Fingerdruck, Dehnungen oder Rotationen werden bei Shiatsu angewandt,
um Blockaden zu lösen.
Selbstwahrnehmung und Genesung
Die Berührungen und Bewegungen im Shiatsu werden von den Klientinnen und Klienten auf verschiedenen Ebenen wahrgenommen. Sie spüren, wie ihr Körper auf die Behandlung reagiert und dabei zur Ruhe kommt. Fragen zum aktuellen Körperempfinden während der Behandlung unterstützen die behandelte Person darin, die Geschehnisse im Körper und damit Muster, Bedürfnisse und Gefühle zu erspüren und sich selbst bewusster wahrzunehmen. Denn: Selbstwahrnehmung gilt als ein wesentlicher Aspekt für die Genesung. Sie erlaubt der Klientin und dem Klienten in Kontakt mit Blockaden in Gefühls-, Denk-, Haltungs- oder Handlungsmustern zu kommen. «Wichtig dabei sind das Verstehen und Einordnen der Zusammenhänge der Beschwerden mit der Lebensführung. Damit verbunden ist eine Auseinandersetzung der Klientinnen und Klienten mit sich selbst. Sie erkennen, dass sie selbst wesentlich zu ihrer Genesung beitragen können und finden die Motivation, für sich selbst einzustehen», sagt Thomas Feer. Der Naturheilpraktiker empfiehlt zudem, sich regelmässig zu bewegen – zum Beispiel mit Tai-Chi, Qigong, Yoga oder Spaziergängen. Auf zu intensives Krafttraining hingegen sollte man verzichten, weil dieses eher zu energetischen Verhärtungen führen kann. Empfehlenswert seien dagegen kreative Tätigkeiten wie Tanzen, Malen oder Musizieren.
Leber-Meridian
Wer will, kann die Leber mit einer Selbstheil-Massage in Form von Akupressur und Meridian-Massage unterstützen (siehe Info-Box). Meridiane sind Körper-Leitbahnen, die Organe, Körperfunktionen und Psyche miteinander verbinden. Die TCM unterscheidet zwischen zwölf verschiedenen Hauptmeridianen. Der Leber-Meridian verläuft vom äusseren Nagelfalzwinkel des grossen Zehs über den Fussrücken zwischen den Mittelfussknochen des ersten und zweiten Zehs, zieht vor dem Innenknöchel nach oben, kreuzt zum inneren, hinteren Rand des Schienbeins und setzt sich bis zum inneren Ende der Kniegelenksfalte fort.
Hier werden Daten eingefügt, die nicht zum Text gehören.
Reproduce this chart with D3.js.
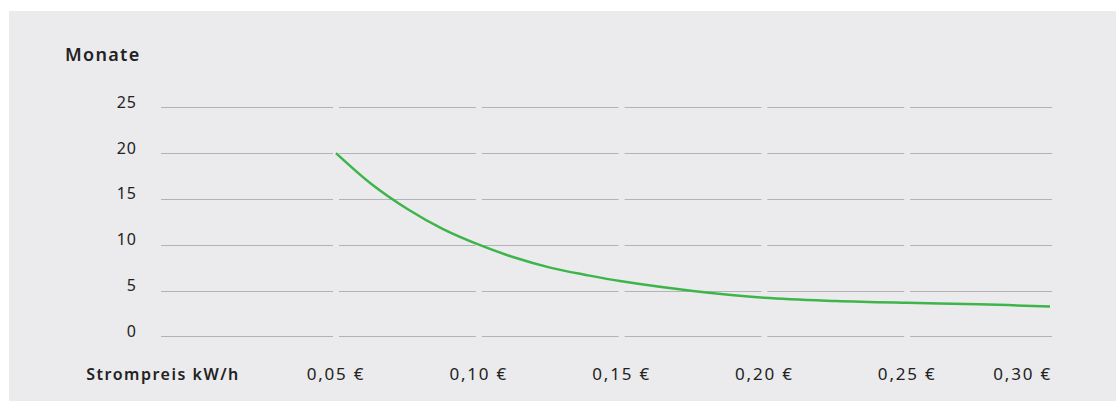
<!DOCTYPE html>
<html>
<head>
<meta charset="utf-8">
<script src="https://cdn.jsdelivr.net/npm/d3@7"></script>
<style>
  body { margin: 0; background: #fff; }
  text { font-family: "Noto Sans", sans-serif; fill: #222; }
</style>
</head>
<body>
<div id="chart"></div>
<script>
// Strompreis (EUR/kWh) und Amortisation in Monaten
var prices = [0.05, 0.0625, 0.075, 0.0875, 0.10, 0.1125, 0.125, 0.1375, 0.15, 0.175, 0.20, 0.225, 0.25, 0.275, 0.30]
var months = [20, 16.6, 13.9, 11.7, 10, 8.6, 7.5, 6.7, 6.0, 4.95, 4.2, 3.85, 3.65, 3.5, 3.25]
var xTicks = [0.05, 0.10, 0.15, 0.20, 0.25, 0.30]
var xTickLabels = ["0,05 €", "0,10 €", "0,15 €", "0,20 €", "0,25 €", "0,30 €"]
var yTicks = [0, 5, 10, 15, 20, 25]

var width = 1116, height = 401
var gridLeft = 161, gridRight = 1052, gap = 6

var svg = d3.select("#chart").append("svg").attr("width", width).attr("height", height)

// panel
svg.append("rect").attr("x", 9).attr("y", 11).attr("width", width - 9).attr("height", height - 11).attr("fill", "#ebebed")

var x = d3.scaleLinear().domain([0.05, 0.30]).range([336, 1050])
var y = d3.scaleLinear().domain([0, 25]).range([336.3, 107.3])

// grid: broken at each x tick
var cuts = [gridLeft].concat(xTicks.slice(0, -1).map(d => x(d)), [gridRight])
var segs = []
for (var i = 0; i < cuts.length - 1; i++) {
  segs.push([i == 0 ? cuts[i] : cuts[i] + gap / 2, i == cuts.length - 2 ? cuts[i + 1] : cuts[i + 1] - gap / 2])
}

var grid = svg.append("g").attr("stroke", "#b3b3b5").attr("stroke-width", 1)
yTicks.forEach(function(t) {
  grid.selectAll(null).data(segs).join("line")
    .attr("x1", d => d[0]).attr("x2", d => d[1])
    .attr("y1", Math.round(y(t)) + 0.5).attr("y2", Math.round(y(t)) + 0.5)
})

// y labels
svg.append("g").selectAll("text").data(yTicks).join("text")
  .attr("x", 137).attr("y", d => y(d) + 0.5)
  .attr("text-anchor", "end")
  .style("font-size", "16px").style("letter-spacing", "1px")
  .text(d => d)

svg.append("text").attr("x", 65).attr("y", 61)
  .style("font-size", "18px").style("font-weight", "600").style("letter-spacing", "1.3px")
  .text("Monate")

// x labels
svg.append("g").selectAll("text").data(xTicks).join("text")
  .attr("x", (d, i) => i == xTicks.length - 1 ? gridRight : x(d))
  .attr("y", 380)
  .attr("text-anchor", (d, i) => i == xTicks.length - 1 ? "end" : "middle")
  .style("font-size", "17px").style("letter-spacing", "1.8px")
  .text((d, i) => xTickLabels[i])

svg.append("text").attr("x", 163).attr("y", 380).attr("text-anchor", "middle")
  .style("font-size", "16px").style("font-weight", "600").style("letter-spacing", "1.5px")
  .text("Strompreis kW/h")

// curve
var line = d3.line().x(d => x(d[0])).y(d => y(d[1])).curve(d3.curveCatmullRom)
svg.append("path").datum(prices.map((p, i) => [p, months[i]]))
  .attr("fill", "none").attr("stroke", "#3db54a").attr("stroke-width", 2.5)
  .attr("d", line)
</script>
</body>
</html>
Von dort fliesst er weiter über die Mitte der Innenseite des Oberschenkels und um die äusseren Genitalien herum, weiter über die Leisten und den Seitenbereich des Bauches bis zur Spitze der elften Rippe, um in einem grossen Bogen weiterzuziehen bis auf Leberhöhe (6. Interkostalraum), senkrecht unterhalb der Brustwarze. Hier endet der äussere Verlauf des Leber-Meridians. Im Inneren des Körpers fliesst der Meridian weiter, unter anderem verbindet er sich mit der Leber und der Gallenblase oder auch den Augen.
Meridian-Massage
Als Akupressurpunkt empfiehlt sich zum Beispiel der äussere Nagelfalzwinkel des grossen Zehs – der Anfangspunkt des Lebermeridians. Empfohlen wird diese Massage bei niedrigem Blutdruck, Kreislaufkollaps, Regelkrämpfen, PMS, heftigen, plötzlichen Bauchschmerzen sowie Blähungen. Dieser Punkt sollte sanft mit dem Daumen massiert werden – dabei den Zeh mit dem Zeigefinger fixieren. Anschliessend abwechselnd links und rechts oder gleichzeitig massieren. Diese Massage wirkt entspannend, belebend und tonisierend, zudem verfeinert sie die Wahrnehmung. Die volle Wirkung entfalten solche Akupressurpunkte, wenn man vor der Massage den gesamten Leber-Meridian ausstreicht. Die beschriebene Wirkung der Übungen basiert auf den Erkenntnissen der TCM.